Investment Column: Norwich dangles a sizeable carrot

Click to follow
The Independent Online
Only a broken TV set or an extended holiday recently would have prevented Norwich Union members from being aware of the fact that they have until next Tuesday, 10 June, to apply for further shares in the mutual insurance group's pounds 2.4bn cash raising. Just to make sure, the group is pitching the shares being sold to its existing members, who are already receiving free handouts worth at least pounds 1,500, at a 25p discount to the price other shareholders, including the big institutions, will have to pay. With a strike price estimated at between 240p and 290p, that means members are being offered a discount of around 10 per cent, a sizeable carrot.

It is certainly an attractive deal, although because Norwich is choosing to raise fresh capital at the same time as its conversion to a publicly quoted company, institutions will not be quite so desperate as with Halifax and Alliance & Leicester to buy a meaningful weighting in the stock. That means the silly ratings applied to the building societies are unlikely to be repeated.
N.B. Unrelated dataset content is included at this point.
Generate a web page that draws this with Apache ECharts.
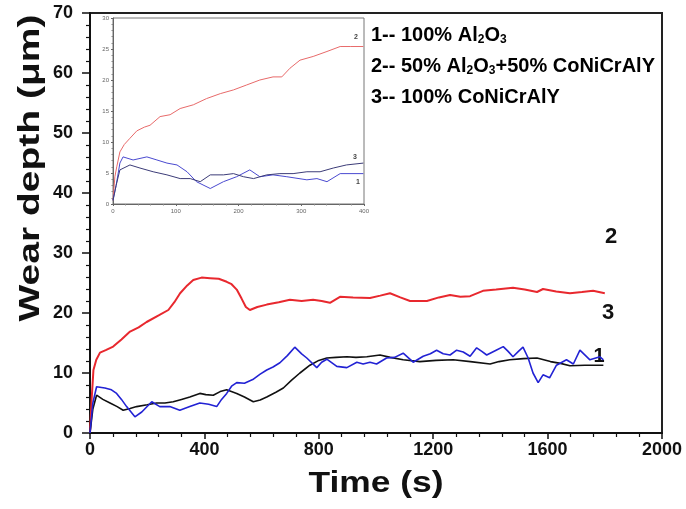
<!DOCTYPE html>
<html>
<head>
<meta charset="utf-8">
<script src="https://cdn.jsdelivr.net/npm/echarts@6.0.0/dist/echarts.min.js"></script>
<style>
  html, body { margin: 0; padding: 0; background: #fff; }
  #chart { width: 686px; height: 509px; }
</style>
</head>
<body>
<div id="chart"></div>
<script>
// Wear depth (µm) versus sliding time (s) for three coatings.
const FONT = 'Arial, "Liberation Sans", Helvetica, sans-serif';

// Main plot, full test (0–1800 s): [time, depth]
const mainAl2O3 = [
  [0, 0], [10, 4], [23, 6.3], [45, 5.6], [70, 5.0], [95, 4.4], [116, 3.8], [140, 4.1],
  [163, 4.4], [200, 4.7], [233, 5.0], [262, 5.0], [291, 5.2], [320, 5.6], [349, 6.0],
  [384, 6.6], [405, 6.4], [431, 6.3], [455, 6.9], [478, 7.2], [513, 6.6], [540, 6.0],
  [571, 5.2], [595, 5.5], [618, 6.0], [650, 6.8], [676, 7.5], [705, 8.8], [734, 10.0],
  [769, 11.3], [800, 12.1], [828, 12.5], [860, 12.6], [898, 12.7], [930, 12.6], [968, 12.7],
  [1014, 13.0], [1050, 12.6], [1095, 12.2], [1153, 11.9], [1210, 12.1], [1270, 12.2],
  [1330, 11.9], [1399, 11.5], [1430, 11.9], [1468, 12.2], [1515, 12.4], [1563, 12.5],
  [1610, 11.9], [1645, 11.6], [1678, 11.2], [1730, 11.3], [1795, 11.3]
];
const mainMixed = [
  [0, 0], [5, 5], [12, 10.5], [22, 12.2], [35, 13.4], [55, 13.8], [81, 14.4], [110, 15.6],
  [140, 16.9], [170, 17.6], [198, 18.5], [240, 19.6], [274, 20.5], [295, 21.8], [315, 23.3],
  [340, 24.6], [361, 25.5], [390, 25.9], [420, 25.8], [450, 25.7], [478, 25.2], [495, 24.8],
  [513, 23.9], [530, 22.4], [545, 21.0], [559, 20.5], [585, 21.0], [618, 21.4], [660, 21.8],
  [699, 22.2], [740, 22.0], [780, 22.2], [810, 22.0], [839, 21.7], [874, 22.7], [920, 22.6],
  [979, 22.5], [1015, 22.9], [1049, 23.3], [1085, 22.6], [1119, 22.0], [1178, 22.0],
  [1220, 22.6], [1259, 23.0], [1295, 22.7], [1329, 22.8], [1374, 23.7], [1420, 23.9],
  [1479, 24.2], [1520, 23.9], [1563, 23.5], [1584, 24.0], [1630, 23.6], [1678, 23.3],
  [1720, 23.5], [1759, 23.7], [1800, 23.3]
];
const mainCoNiCrAlY = [
  [0, 0], [10, 5], [23, 7.7], [52, 7.5], [75, 7.2], [93, 6.6], [110, 5.6], [128, 4.4],
  [157, 2.7], [181, 3.5], [216, 5.2], [244, 4.4], [279, 4.4], [314, 3.8], [349, 4.4],
  [384, 5.0], [415, 4.8], [443, 4.4], [460, 5.6], [478, 6.6], [495, 7.8], [513, 8.4],
  [540, 8.3], [569, 8.9], [595, 9.8], [618, 10.5], [640, 11.0], [664, 11.7], [690, 12.9],
  [716, 14.3], [740, 13.2], [758, 12.5], [793, 10.9], [810, 11.8], [828, 12.3], [863, 11.1],
  [898, 10.9], [933, 11.8], [955, 11.5], [979, 11.8], [1002, 11.5], [1037, 12.5],
  [1065, 12.6], [1095, 13.3], [1130, 11.8], [1165, 12.8], [1190, 13.2], [1212, 13.8],
  [1235, 13.2], [1259, 13.0], [1282, 13.8], [1305, 13.5], [1329, 12.8], [1352, 14.2],
  [1370, 13.6], [1387, 13.0], [1420, 13.8], [1445, 14.4], [1462, 13.6], [1479, 12.7],
  [1498, 13.6], [1514, 14.3], [1532, 12.5], [1549, 10.0], [1567, 8.4], [1584, 9.7],
  [1607, 9.2], [1631, 11.3], [1666, 12.2], [1690, 11.5], [1713, 13.8], [1748, 12.2],
  [1783, 12.7], [1795, 12.2]
];

// Inset, first 400 s: [time, depth]
const insetMixed = [
  [0, 0.6], [3, 4.4], [6, 6.0], [11, 8.4], [18, 9.6], [27, 10.6], [38, 11.8], [50, 12.4],
  [59, 12.7], [75, 14.1], [91, 14.4], [107, 15.4], [128, 16.0], [149, 17.0], [171, 17.8],
  [192, 18.4], [213, 19.2], [234, 20.0], [255, 20.5], [269, 20.5], [282, 21.9], [298, 23.2],
  [319, 23.8], [341, 24.6], [362, 25.4], [378, 25.4], [399, 25.4]
];
const insetAl2O3 = [
  [0, 0.6], [5, 3.0], [11, 6.6], [16, 7.6], [32, 7.1], [54, 7.6], [70, 7.1], [86, 6.6],
  [102, 6.3], [118, 5.2], [133, 3.6], [155, 2.5], [176, 3.6], [197, 4.4], [218, 5.5],
  [234, 4.4], [255, 4.7], [277, 4.4], [309, 3.9], [325, 4.1], [341, 3.6], [362, 4.9], [399, 4.9]
];
const insetCoNiCrAlY = [
  [0, 0.6], [5, 3.0], [11, 5.5], [27, 6.3], [43, 5.8], [64, 5.2], [86, 4.7], [107, 4.1],
  [123, 4.1], [139, 3.6], [155, 4.7], [176, 4.7], [192, 4.9], [208, 4.4], [224, 4.1],
  [245, 4.7], [266, 4.9], [287, 4.9], [309, 5.2], [330, 5.2], [351, 5.8], [372, 6.3], [399, 6.6]
];

// Axis ranges and tick spacing
const mainX = { min: 0, max: 2000, step: 400 };
const mainY = { min: 0, max: 70, step: 10 };
const insetX = { min: 0, max: 400, step: 100 };
const insetY = { min: 0, max: 30, step: 5 };

// Legend lines and curve numbers
const legendLines = [
  ['1-- 100% Al', '2', 'O', '3', ''],
  ['2-- 50% Al', '2', 'O', '3', '+50% CoNiCrAlY'],
  ['3-- 100% CoNiCrAlY']
];
const curveTags = ['1', '2', '3'];

const RED = '#e8282e', BLUE = '#2222d4', BLACK = '#111111';

function legendRich(parts) {
  if (parts.length === 1) return '{t|' + parts[0] + '}';
  return '{t|' + parts[0] + '}{s|' + parts[1] + '}{t|' + parts[2] + '}{s|' + parts[3] + '}' +
    (parts[4] ? '{t|' + parts[4] + '}' : '');
}

const chart = echarts.init(document.getElementById('chart'), null, { renderer: 'canvas' });

const plain = v => String(v);
const mainAxisText = { fontFamily: FONT, fontWeight: 'bold', fontSize: 18, color: '#111', formatter: plain };
const insetAxisText = { fontFamily: FONT, fontSize: 6, color: '#666', formatter: plain };

chart.setOption({
  animation: false,
  backgroundColor: '#fff',
  grid: [
    { left: 90, right: 24, top: 13, bottom: 76, show: true, borderColor: '#222', borderWidth: 2, backgroundColor: 'transparent' },
    { left: 113, right: 322, top: 18, bottom: 305, show: true, borderColor: '#777', borderWidth: 1, backgroundColor: '#fff' }
  ],
  xAxis: [
    {
      type: 'value', gridIndex: 0, min: mainX.min, max: mainX.max, interval: mainX.step,
      axisLine: { lineStyle: { color: '#111', width: 2 } },
      axisTick: { length: 6, lineStyle: { color: '#111', width: 1.5 } },
      minorTick: { show: true, splitNumber: 5, length: 4, lineStyle: { color: '#111', width: 1.2 } },
      splitLine: { show: false },
      axisLabel: Object.assign({ margin: 8 }, mainAxisText)
    },
    {
      type: 'value', gridIndex: 1, min: insetX.min, max: insetX.max, interval: insetX.step,
      axisLine: { lineStyle: { color: '#666', width: 1 } },
      axisTick: { length: 2, lineStyle: { color: '#666' } },
      minorTick: { show: true, splitNumber: 5, length: 1.5, lineStyle: { color: '#888' } },
      splitLine: { show: false },
      axisLabel: Object.assign({ margin: 4 }, insetAxisText)
    }
  ],
  yAxis: [
    {
      type: 'value', gridIndex: 0, min: mainY.min, max: mainY.max, interval: mainY.step,
      axisLine: { show: true, lineStyle: { color: '#111', width: 2 } },
      axisTick: { show: true, length: 8, lineStyle: { color: '#111', width: 1.5 } },
      minorTick: { show: true, splitNumber: 5, length: 4, lineStyle: { color: '#111', width: 1.2 } },
      splitLine: { show: false },
      axisLabel: Object.assign({ margin: 17 }, mainAxisText)
    },
    {
      type: 'value', gridIndex: 1, min: insetY.min, max: insetY.max, interval: insetY.step,
      axisLine: { show: true, lineStyle: { color: '#666', width: 1 } },
      axisTick: { show: true, length: 2, lineStyle: { color: '#666' } },
      minorTick: { show: true, splitNumber: 5, length: 1.5, lineStyle: { color: '#888' } },
      splitLine: { show: false },
      axisLabel: Object.assign({ margin: 4 }, insetAxisText)
    }
  ],
  series: [
    { name: '2', type: 'line', xAxisIndex: 0, yAxisIndex: 0, data: mainMixed, showSymbol: false,
      lineStyle: { color: RED, width: 2 } },
    { name: '1', type: 'line', xAxisIndex: 0, yAxisIndex: 0, data: mainAl2O3, showSymbol: false,
      lineStyle: { color: BLACK, width: 1.6 } },
    { name: '3', type: 'line', xAxisIndex: 0, yAxisIndex: 0, data: mainCoNiCrAlY, showSymbol: false,
      lineStyle: { color: BLUE, width: 1.6 } },
    { name: 'i2', type: 'line', xAxisIndex: 1, yAxisIndex: 1, data: insetMixed, showSymbol: false,
      lineStyle: { color: '#e86a6a', width: 1 } },
    { name: 'i1', type: 'line', xAxisIndex: 1, yAxisIndex: 1, data: insetAl2O3, showSymbol: false,
      lineStyle: { color: '#4a4ad0', width: 1 } },
    { name: 'i3', type: 'line', xAxisIndex: 1, yAxisIndex: 1, data: insetCoNiCrAlY, showSymbol: false,
      lineStyle: { color: '#3c3c78', width: 1 } }
  ],
  graphic: [
    // axis titles
    { type: 'text', x: 31, y: 168, rotation: Math.PI / 2, scaleX: 1.3,
      style: { text: 'Wear depth (\u03bcm)', font: 'bold 30px ' + FONT, fill: '#111',
        align: 'center', verticalAlign: 'middle' } },
    { type: 'text', x: 376, y: 484, scaleX: 1.18,
      style: { text: 'Time (s)', font: 'bold 30px ' + FONT, fill: '#111',
        align: 'center', verticalAlign: 'middle' } },
    // legend
    ...legendLines.map((parts, i) => ({
      type: 'text', x: 371, y: [35, 66, 97][i],
      style: {
        text: legendRich(parts), align: 'left', verticalAlign: 'middle',
        rich: {
          t: { fontFamily: FONT, fontWeight: 'bold', fontSize: 20, color: '#111', lineHeight: 22 },
          s: { fontFamily: FONT, fontWeight: 'bold', fontSize: 12, color: '#111', lineHeight: 13, verticalAlign: 'bottom' }
        }
      }
    })),
    // curve numbers on main plot
    { type: 'text', x: 611, y: 237, style: { text: curveTags[1], font: 'bold 22px ' + FONT, fill: '#111', align: 'center', verticalAlign: 'middle' } },
    { type: 'text', x: 608, y: 313, style: { text: curveTags[2], font: 'bold 22px ' + FONT, fill: '#111', align: 'center', verticalAlign: 'middle' } },
    { type: 'text', x: 599, y: 356, style: { text: curveTags[0], font: 'bold 20px ' + FONT, fill: '#111', align: 'center', verticalAlign: 'middle' } },
    // curve numbers on inset
    { type: 'text', x: 356, y: 37, style: { text: curveTags[1], font: 'bold 7px ' + FONT, fill: '#444', align: 'center', verticalAlign: 'middle' } },
    { type: 'text', x: 355, y: 157, style: { text: curveTags[2], font: 'bold 7px ' + FONT, fill: '#444', align: 'center', verticalAlign: 'middle' } },
    { type: 'text', x: 358, y: 182, style: { text: curveTags[0], font: 'bold 7px ' + FONT, fill: '#444', align: 'center', verticalAlign: 'middle' } }
  ]
});
</script>
</body>
</html>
That said, Norwich Union is a well-regarded company, operating in a market that is bound to grow fast thanks to the steady unravelling of the welfare state. Its management has an improving reputation and there is still plenty of scope to cut costs. Most of the benefit of that process will now accrue to shareholders. Sales and profits from the UK life business are improving substantially, while the smaller general insurance arm has refocused on personal and small commercial lines and away from long tail policies and large risks. There is a strong healthcare business.

The dividend is well covered by life profits, so a gross yield at the flotation price of near to 5 per cent is both safe and attractive against the rest of the market. With a current "grey market" price of 305p, members should take up more shares, while the equity also looks reasonable value for outside investors.